The publicly-listed company’s Board of Directors announced that Indocement booked IDR4.36tn (US$33.3bn) of net profits last year, 17.6 per cent less than the IDR5.29bn in 2014. Its revenues slid by 11 per cent to INR17.8tn.

Indocement finance director, Tju Lie Sukanto, said the drop in revenues was caused by lower sales and cement prices. His firm saw a 7.73 per cent decline in total sales volume to 17.3Mt last year from 18.65Mt in the previous year. “Our cement price also fell by around four per cent on average,” he said.
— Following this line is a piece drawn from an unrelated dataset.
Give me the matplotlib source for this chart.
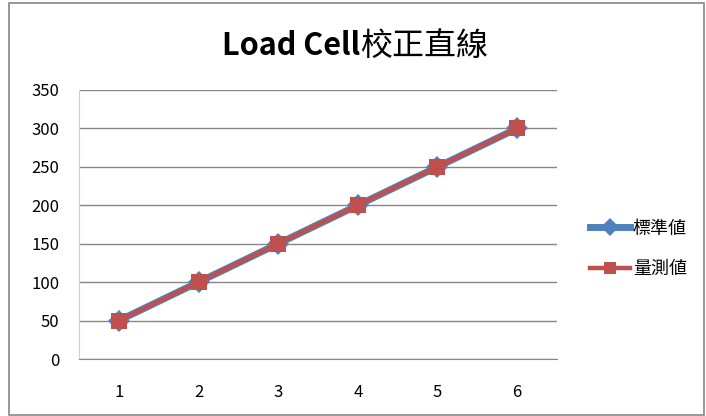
import matplotlib
matplotlib.use("Agg")
import matplotlib.pyplot as plt
from matplotlib.patches import Rectangle

plt.rcParams['font.family'] = ['Noto Sans CJK TC', 'DejaVu Sans']

categories = [1, 2, 3, 4, 5, 6]
standard = [50, 100, 150, 200, 250, 300]
measured = [50, 100, 150, 200, 250, 300]
y_ticks = [0, 50, 100, 150, 200, 250, 300, 350]

fig = plt.figure(figsize=(7.06, 4.16), dpi=100)
fig.patch.set_facecolor('white')
fig.add_artist(Rectangle((8.5 / 706, 1.5 / 416), 695 / 706, 412 / 416,
                         transform=fig.transFigure, fill=False,
                         edgecolor='#868686', linewidth=1.2))

ax = fig.add_axes([79 / 706, 1 - 359 / 416, 478 / 706, 269 / 416])
ax.set_xlim(0.5, 6.5)
ax.set_ylim(0, 350)
ax.set_yticks(y_ticks)
ax.set_xticks(categories)
ax.grid(axis='y', color='#868686', linewidth=1.0)
ax.set_axisbelow(True)
for side in ['top', 'right']:
    ax.spines[side].set_visible(False)
ax.spines['left'].set_color('#d0d0d0')
ax.spines['bottom'].set_color('#868686')
ax.tick_params(axis='both', length=0, labelsize=12, colors='black')
ax.tick_params(axis='y', pad=14)
ax.tick_params(axis='x', pad=18)

ax.plot(categories, standard, color='#4F81BD', linewidth=5.0,
        marker='D', markersize=11, markeredgewidth=0, label='標準値')
ax.plot(categories, measured, color='#C0504D', linewidth=3.2,
        marker='s', markersize=11, markeredgewidth=0, label='量測値')

fig.text(360 / 706, 1 - 46 / 416, 'Load Cell', fontsize=22, fontweight='bold',
         ha='right', va='center')
fig.text(360 / 706, 1 - 46 / 416, '校正直線', fontsize=23,
         ha='left', va='center', fontweight='light')

leg = ax.legend(loc='center left', bbox_to_anchor=(574 / 706, 1 - 249 / 416),
                bbox_transform=fig.transFigure, frameon=False, fontsize=13,
                handlelength=2.2, labelspacing=1.25, handletextpad=0.15,
                markerscale=0.8)

fig.savefig('out.png', dpi=100)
The company, which is part of HeidelbergCement, was able to reduce its costs of goods sold by 9.2 per cent to IDR9.89tn last year. Indocement has pursued a strategy to supply its products in to areas close to its plants, including Java, South Sumatra, West Nusa Tenggara and Kalimantan and as a result shaved off 2-3 per cent from its unit costs.

Indocement plans to start operations at its brownfield project in Citeureup in April this year. It is expected that this will reduce production costs by around US$5-7/t.

Indocement President Director, Christian Kartawijaya, forecasts domestic cement demand to expand by 3-5 per cent in 2016, based on the government's infrastructure projects.